Adequate Toughness: The breakage rate was very low (<1%), confirming that the forging process successfully imparted sufficient impact resistance for this application. The few failures were traced to processing flaws like insufficient deformation in certain balls or localized overheating.

Mechanisms for Performance: The outstanding performance stems from the forged microstructure:

The hard, spheroidized cementite particles act as numerous wear-resistant “islands” in the tough metallic matrix, resisting abrasion effectively.
The dense, refined structure prevents large-scale spalling or fracture.
During service, the balls undergo work-hardening from mutual impacts, and any retained austenite may transform to martensite, further enhancing surface hardness and wear resistance in a dynamic manner.

Technical and Economic Viability

An economic assessment is favorable. While the raw material (low-alloy white cast iron melt) costs slightly more than common steel scrap, the total estimated production cost for forged white iron balls is competitive, especially if melting is done in a cupola. The decisive factor is the 3x increase in service life. This reduces direct consumption costs, minimizes production stoppages for ball changes, and improves product purity by reducing iron contamination. The process offers a resource-efficient alternative to high-alloy cast irons, utilizing domestically abundant elements.

Conclusion

This research demonstrates conclusively that low-alloy white cast iron, traditionally considered unweldable and unforgeable, possesses a viable hot-working window between approximately 900°C and 1150°C. Hot forging is not merely a shaping operation but a potent microstructural engineering tool for this material. It effectively eliminates casting defects, refines the grain structure, and—most importantly—fragments and spheroidizes the continuous brittle carbide network that is the source of its poor toughness.

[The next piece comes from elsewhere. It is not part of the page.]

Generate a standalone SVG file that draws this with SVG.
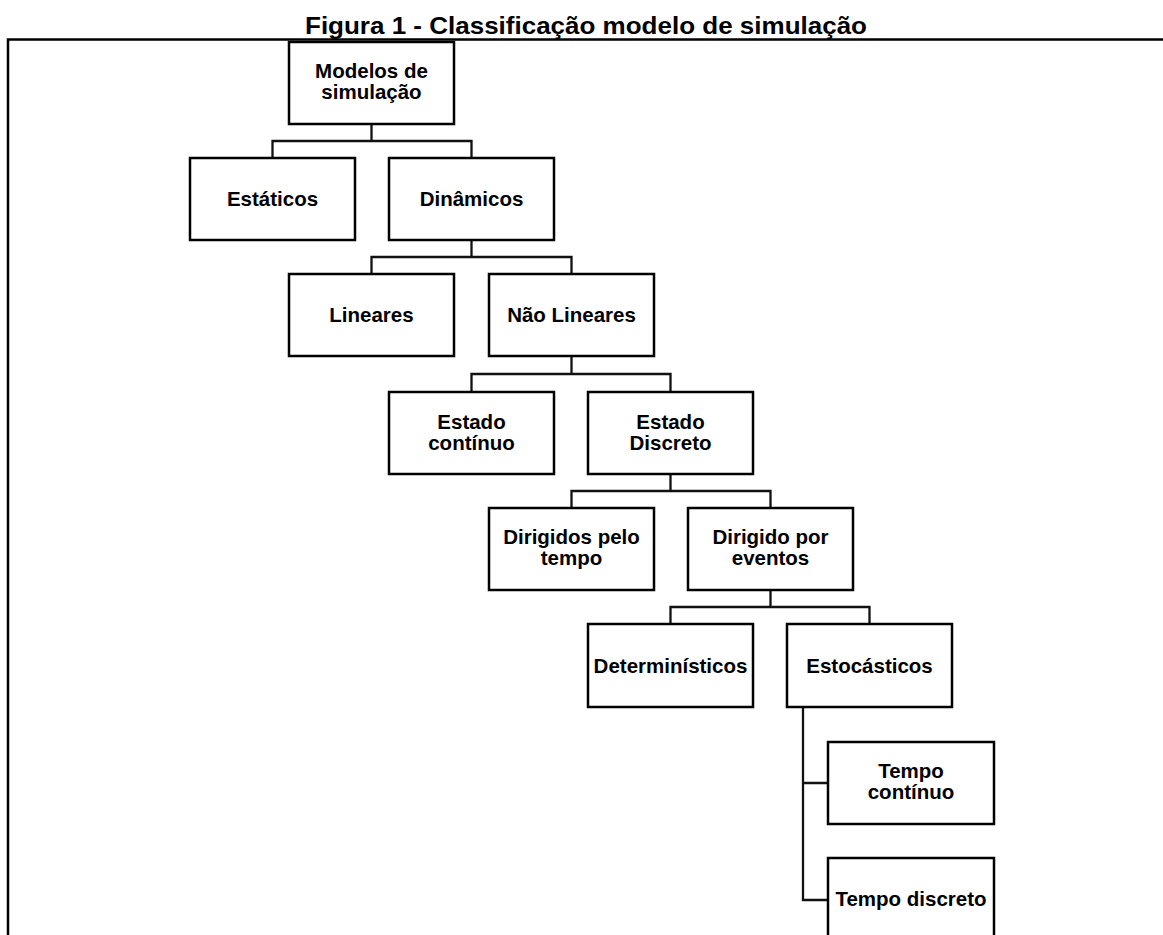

The resultant microstructure is a dispersion of hard carbide particles in a toughened metallic matrix, reconciling the classical wear resistance-toughness dichotomy. Applied to grinding ball production, this process yields components with wear resistance approximately three times greater than conventional forged steel balls, coupled with adequate impact resistance for demanding milling operations. The technical and economic benefits are significant, offering a sustainable and effective solution for a high-consumption industrial component. This work establishes hot forging as a transformative and promising pathway for expanding the application landscape of white cast iron beyond its traditional cast forms, opening new avenues for the development of high-performance, cost-effective wear-resistant materials.